[Set problem] Only the lines from the start of the data through the line with "import seaborn as sns" belong in the copy. Restate them word for word, minus the pictures.

§

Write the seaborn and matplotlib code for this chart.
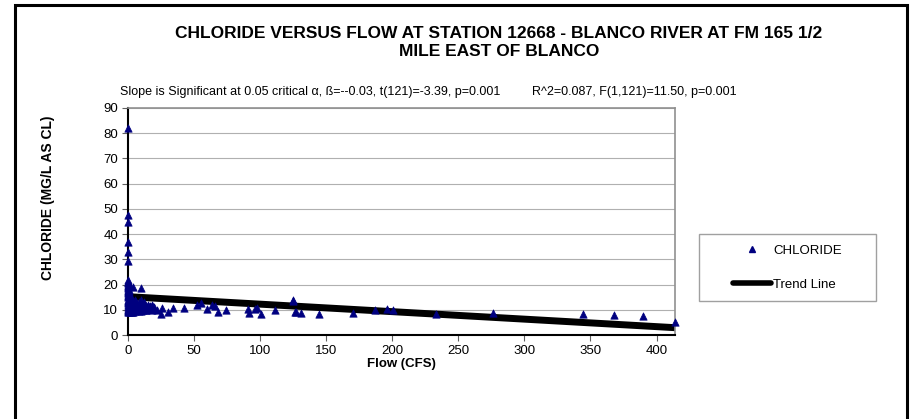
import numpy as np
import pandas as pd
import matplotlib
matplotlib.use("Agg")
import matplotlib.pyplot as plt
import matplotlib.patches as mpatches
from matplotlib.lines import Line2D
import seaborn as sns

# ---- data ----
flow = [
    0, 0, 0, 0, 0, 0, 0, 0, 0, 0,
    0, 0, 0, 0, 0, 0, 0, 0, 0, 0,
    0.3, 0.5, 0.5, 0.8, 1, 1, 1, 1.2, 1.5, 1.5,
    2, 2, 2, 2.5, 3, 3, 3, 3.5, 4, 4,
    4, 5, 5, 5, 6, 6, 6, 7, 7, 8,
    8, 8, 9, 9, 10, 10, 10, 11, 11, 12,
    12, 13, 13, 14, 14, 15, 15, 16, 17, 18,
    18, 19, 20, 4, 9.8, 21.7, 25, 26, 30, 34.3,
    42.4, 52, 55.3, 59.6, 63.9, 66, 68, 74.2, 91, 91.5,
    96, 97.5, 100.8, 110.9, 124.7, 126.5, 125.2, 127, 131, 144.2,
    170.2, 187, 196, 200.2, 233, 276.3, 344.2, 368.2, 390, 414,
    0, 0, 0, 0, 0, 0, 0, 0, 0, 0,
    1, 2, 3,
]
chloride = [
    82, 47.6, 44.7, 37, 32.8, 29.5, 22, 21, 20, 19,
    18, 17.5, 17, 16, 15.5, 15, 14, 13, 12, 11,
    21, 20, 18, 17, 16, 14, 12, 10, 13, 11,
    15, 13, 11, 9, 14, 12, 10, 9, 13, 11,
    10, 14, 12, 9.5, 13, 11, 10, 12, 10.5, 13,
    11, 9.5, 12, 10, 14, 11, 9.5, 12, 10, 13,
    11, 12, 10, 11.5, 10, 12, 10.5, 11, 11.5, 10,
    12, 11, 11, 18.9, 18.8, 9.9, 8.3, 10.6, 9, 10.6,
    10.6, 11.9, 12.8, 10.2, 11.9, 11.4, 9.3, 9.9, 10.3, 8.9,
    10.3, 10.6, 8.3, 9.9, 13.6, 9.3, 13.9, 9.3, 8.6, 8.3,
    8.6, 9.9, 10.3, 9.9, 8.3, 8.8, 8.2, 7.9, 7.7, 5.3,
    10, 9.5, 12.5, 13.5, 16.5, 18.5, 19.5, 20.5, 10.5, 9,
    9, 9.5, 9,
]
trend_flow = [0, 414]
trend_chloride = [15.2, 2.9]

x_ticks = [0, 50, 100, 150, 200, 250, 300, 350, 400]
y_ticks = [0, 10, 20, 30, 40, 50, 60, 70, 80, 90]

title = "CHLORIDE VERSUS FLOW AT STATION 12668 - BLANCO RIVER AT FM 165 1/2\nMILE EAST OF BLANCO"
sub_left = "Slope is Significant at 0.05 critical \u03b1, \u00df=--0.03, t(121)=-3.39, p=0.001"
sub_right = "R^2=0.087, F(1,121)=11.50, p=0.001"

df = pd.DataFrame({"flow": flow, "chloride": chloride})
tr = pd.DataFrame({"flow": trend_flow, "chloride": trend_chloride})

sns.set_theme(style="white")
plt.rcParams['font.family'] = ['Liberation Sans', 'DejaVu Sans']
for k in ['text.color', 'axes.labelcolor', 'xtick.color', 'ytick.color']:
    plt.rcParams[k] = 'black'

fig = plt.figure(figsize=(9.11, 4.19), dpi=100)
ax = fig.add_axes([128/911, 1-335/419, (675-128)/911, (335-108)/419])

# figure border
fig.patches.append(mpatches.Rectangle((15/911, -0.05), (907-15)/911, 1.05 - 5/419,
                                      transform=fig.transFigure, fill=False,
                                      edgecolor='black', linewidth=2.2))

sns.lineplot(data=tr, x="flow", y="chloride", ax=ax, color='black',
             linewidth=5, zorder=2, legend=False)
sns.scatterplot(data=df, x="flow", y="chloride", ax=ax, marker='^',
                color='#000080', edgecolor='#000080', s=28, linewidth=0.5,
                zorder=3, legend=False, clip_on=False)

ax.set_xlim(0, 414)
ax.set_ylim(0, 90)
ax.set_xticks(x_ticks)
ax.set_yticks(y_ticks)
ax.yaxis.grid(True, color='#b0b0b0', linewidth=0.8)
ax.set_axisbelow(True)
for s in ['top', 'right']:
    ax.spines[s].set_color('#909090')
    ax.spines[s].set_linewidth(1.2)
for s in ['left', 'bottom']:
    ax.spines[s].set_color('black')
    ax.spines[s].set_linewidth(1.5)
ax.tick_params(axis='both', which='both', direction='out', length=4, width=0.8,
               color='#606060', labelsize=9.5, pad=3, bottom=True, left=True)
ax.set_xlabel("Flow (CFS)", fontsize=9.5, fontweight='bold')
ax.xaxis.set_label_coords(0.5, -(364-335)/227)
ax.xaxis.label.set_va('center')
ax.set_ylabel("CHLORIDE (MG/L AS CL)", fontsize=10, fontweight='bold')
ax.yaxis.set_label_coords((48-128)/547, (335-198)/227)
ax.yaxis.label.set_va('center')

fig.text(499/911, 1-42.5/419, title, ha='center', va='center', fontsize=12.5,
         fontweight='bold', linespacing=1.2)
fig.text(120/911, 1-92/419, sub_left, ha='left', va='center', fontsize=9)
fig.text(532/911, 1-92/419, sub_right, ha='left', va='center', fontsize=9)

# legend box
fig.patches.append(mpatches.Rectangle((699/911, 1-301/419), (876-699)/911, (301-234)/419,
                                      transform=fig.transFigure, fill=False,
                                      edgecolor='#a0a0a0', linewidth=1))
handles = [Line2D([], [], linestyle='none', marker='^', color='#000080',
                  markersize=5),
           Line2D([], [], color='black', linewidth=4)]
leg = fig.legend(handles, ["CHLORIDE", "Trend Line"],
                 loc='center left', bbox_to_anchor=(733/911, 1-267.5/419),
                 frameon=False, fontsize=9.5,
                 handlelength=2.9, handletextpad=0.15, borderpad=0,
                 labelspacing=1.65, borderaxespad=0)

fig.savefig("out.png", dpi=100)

§

[Task result]
Write the seaborn and matplotlib code for this chart.
import numpy as np
import pandas as pd
import matplotlib
matplotlib.use("Agg")
import matplotlib.pyplot as plt
import matplotlib.patches as mpatches
from matplotlib.lines import Line2D
import seaborn as sns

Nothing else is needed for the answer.